Por eso algunos decidimos quedarnos; medio colados, medio de contrabando, agradecidos siempre, queriendo explicarles a todos los mexicanos con los que nos cruzábamos que aquí seguíamos porque ellos nos habían regalado un hogar. Un hogar. Ni más ni menos.

Mis padres habían estado por aquí en el 75, como turistas, y se habían enamorado de esta tierra. Cuando decidieron sacar a la familia de Argentina, no lo dudaron ni tantito: nos vamos a México, dijeron. Durante los pocos días que tuvimos antes de salir del país, mientras llorábamos, nos despedíamos, e intentábamos poner toda nuestra vida en unas pocas maletas, nos iban enseñando: la Revolución, los libros de texto gratuitos, las culturas mesoamericanas, el color de las bugambilias, el Museo de Antropología… Curso veloz de orgullo mexicano.

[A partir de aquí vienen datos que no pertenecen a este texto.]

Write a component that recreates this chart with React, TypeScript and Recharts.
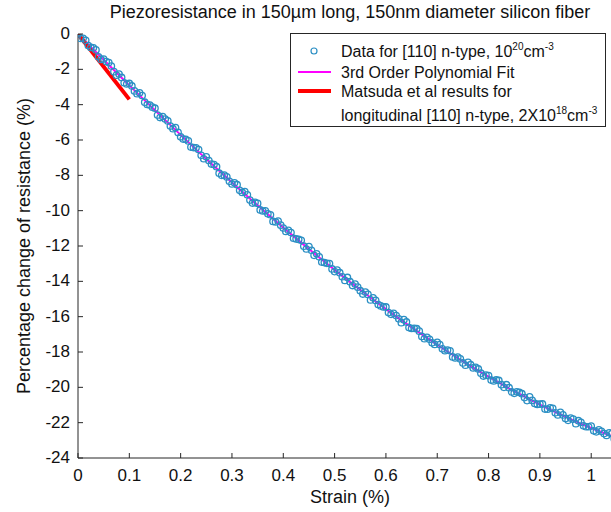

La madrugada que aterrizamos en México no imaginé los treinta y nueve años.  Tampoco imaginé, claro, las tantas cosas que vinieron después: mi familia del exilio con su solidaridad a toda prueba, el temblor de 85 y su enseñarme a estar codo con codo con la gente que importa, mi pasión por la UNAM y por los maestros que allí me enseñaron a amar las palabras (Luis Rius, María Luisa Capella, Angelina Muñiz y tantos otros). No podía imaginar entonces a mi maravillosa Mariana y su chilanguismo absoluto, ni las caminatas furtivas por el Desierto de los Leones, ni las marchas en las que quedo sin voz pero con la piel chinita de emoción. No podía imaginar las noches de charlas interminables, las complicidades amorosas, las lecturas compartidas. No podía imaginar que sería ésta la ciudad que llevo tatuada en la piel, que su ritmo es el mío, su locura y caos los míos, también sus tropiezos y oscuridades. Por eso, yo aquí me quedo.

Sandra Lorenzano
Es "argen-mex" por destino y convicción (nació en Buenos Aires, pero vive en México desde 1976). Narradora, poeta y ensayista, su novela más reciente es "El día que no fue" (Alfaguara). Investigadora de la UNAM, se desempeña allí como Directora de Cultura y Comunicación de la Coordinación para la Igualdad de Género. Presidenta de la Asamblea Consultiva del Conapred (Consejo Nacional para Prevenir la Discriminación).